New History, Milestones Feature Launched for Statehood Day

The TNCourts website launched a new history and milestones feature today in honor of Tennessee's 225th anniversary of statehood. The multimedia elements review the court system's history dating back to the early days of statehood in 1796 through the present. The material also includes many "firsts" and features two special graphics on Black history and women's history in the state courts. Other interesting facts:

- The original Tennessee constitution did not include a judicial branch. Instead, the three-person Superior Court was both a trial and appellate court with judges selected by the legislature, which hand-selected justices until 1853 when voters ratified an amendment requiring the popular election of all Supreme Court and lower court judges. 

- Circuit courts date back to 1809 and originally heard "all matters of common law and in equity."

- "Equity" claims were often treated differently in the early years of statehood, and chancery courts were created in the 1835 constitution. Tennessee is one of only five states to still have equity courts today.

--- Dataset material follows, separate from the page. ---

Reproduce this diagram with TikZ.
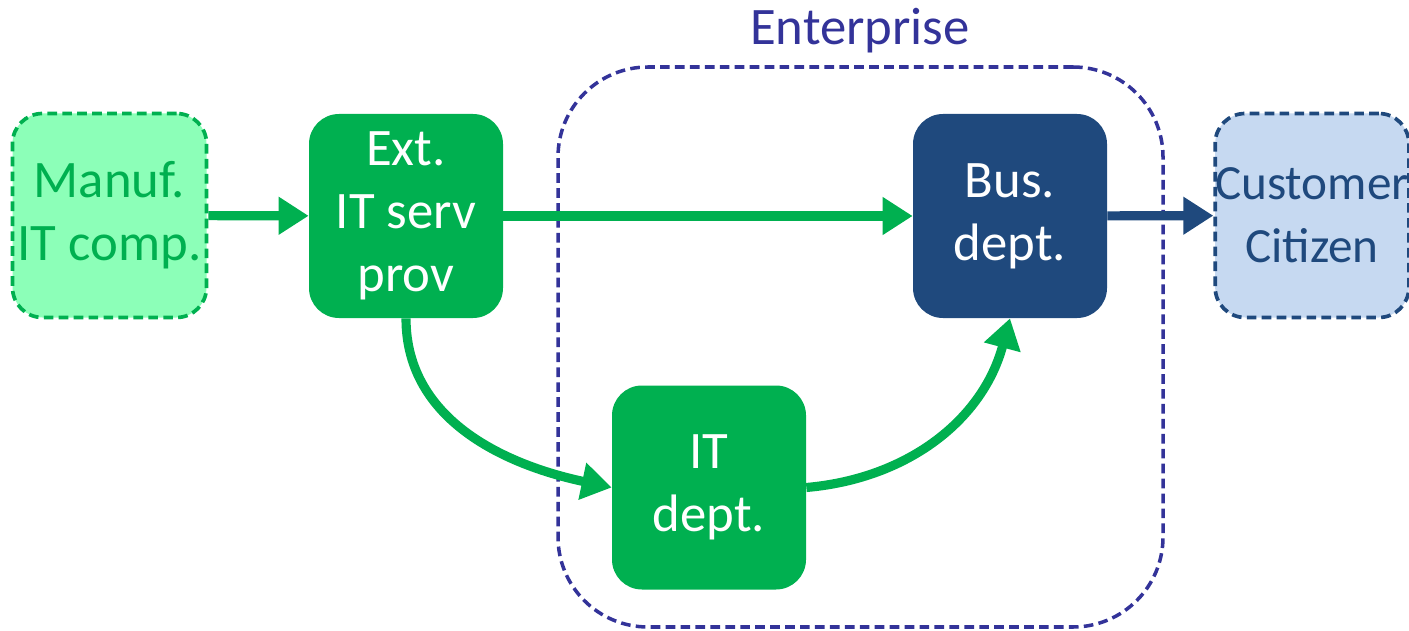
\documentclass[tikz,border=0pt]{standalone}
\usepackage{fontspec}
\setmainfont{Carlito}
\usetikzlibrary{arrows.meta}
\definecolor{itgreen}{HTML}{00B050}
\definecolor{paleg}{HTML}{8CFFB8}
\definecolor{busblue}{HTML}{1F497D}
\definecolor{paleblue}{HTML}{C6D9F1}
\definecolor{entnavy}{HTML}{333399}
\begin{document}
\begin{tikzpicture}[
    box/.style={rectangle, rounded corners=0.6cm, minimum width=3.88cm, minimum height=4.08cm, align=center, font=\fontsize{30}{36}\selectfont, inner sep=0pt},
    dashbox/.style={box, line width=2.1pt, dash pattern=on 5.5pt off 3pt},
    arrow/.style={-{Triangle[length=0.6cm,width=0.72cm]}, line width=5.2pt}
]
    \useasboundingbox (0,0) rectangle (28.18,-12.62);
    \node[draw=entnavy, line width=2pt, dash pattern=on 5.5pt off 3pt, rounded corners=1.8cm, minimum width=12.1cm, minimum height=11.2cm] (ent) at (17.21,-6.94) {};
    \node[text=entnavy, font=\fontsize{30}{36}\selectfont] (entlabel) at (17.2,-0.62) {Enterprise};

    \node[dashbox, draw=itgreen, fill=paleg, text=itgreen] (manuf) at (2.19,-4.31) {Manuf.\\IT comp.};
    \node[box, fill=itgreen, text=white] (ext) at (8.12,-4.32) {Ext.\\IT serv\\prov};
    \node[box, fill=busblue, text=white] (bus) at (20.2,-4.32) {Bus.\\dept.};
    \node[dashbox, draw=busblue, fill=paleblue, text=busblue, minimum width=3.8cm, font=\fontsize{28}{36}\selectfont] (cust) at (26.24,-4.31) {Customer\\Citizen};
    \node[box, fill=itgreen, text=white] (itdept) at (14.18,-9.75) {IT\\dept.};

    \draw[arrow, itgreen] (manuf) -- (ext);
    \draw[arrow, itgreen] (ext) -- (bus);
    \draw[arrow, busblue] (bus) -- (cust);
    \draw[arrow, itgreen] (ext.south) to[out=-90, in=168] (itdept.west);
    \draw[arrow, itgreen] (itdept.east) to[out=5, in=-105] (bus.south);
\end{tikzpicture}
\end{document}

- The juvenile court system was established in 1911

- The "Shelbyville Square" courthouse design, featuring the courthouse in the center of a town square with roads for merchants and businesses surrounding the square was created in 1810. The design was duplicated across the state as well as the Southeast and Midwest. Every Tennessee county has a central courthouse, however, in some counties all or some court business has moved to other buildings. 

- Judge Grafton Green, who served from 1910 to 1946, is the Supreme Court's longest serving member. He is also the longest serving chief justice, serving from 1923 to 1947.

- Judge Adolpho A. Birch, Jr. is the state's only judge to serve at every court level - general sessions, trial, intermediate appellate, and supreme court. He was first appointed as the state's first Black general sessions judge in 1969. In 1978, he was appointed to the 20th Judicial District Criminal Court. In 1987, he takes a seat on the Court of Criminal Appeals. In 1993, he is elected to the Tennessee Supreme Court, and he becomes chief justice in 1996.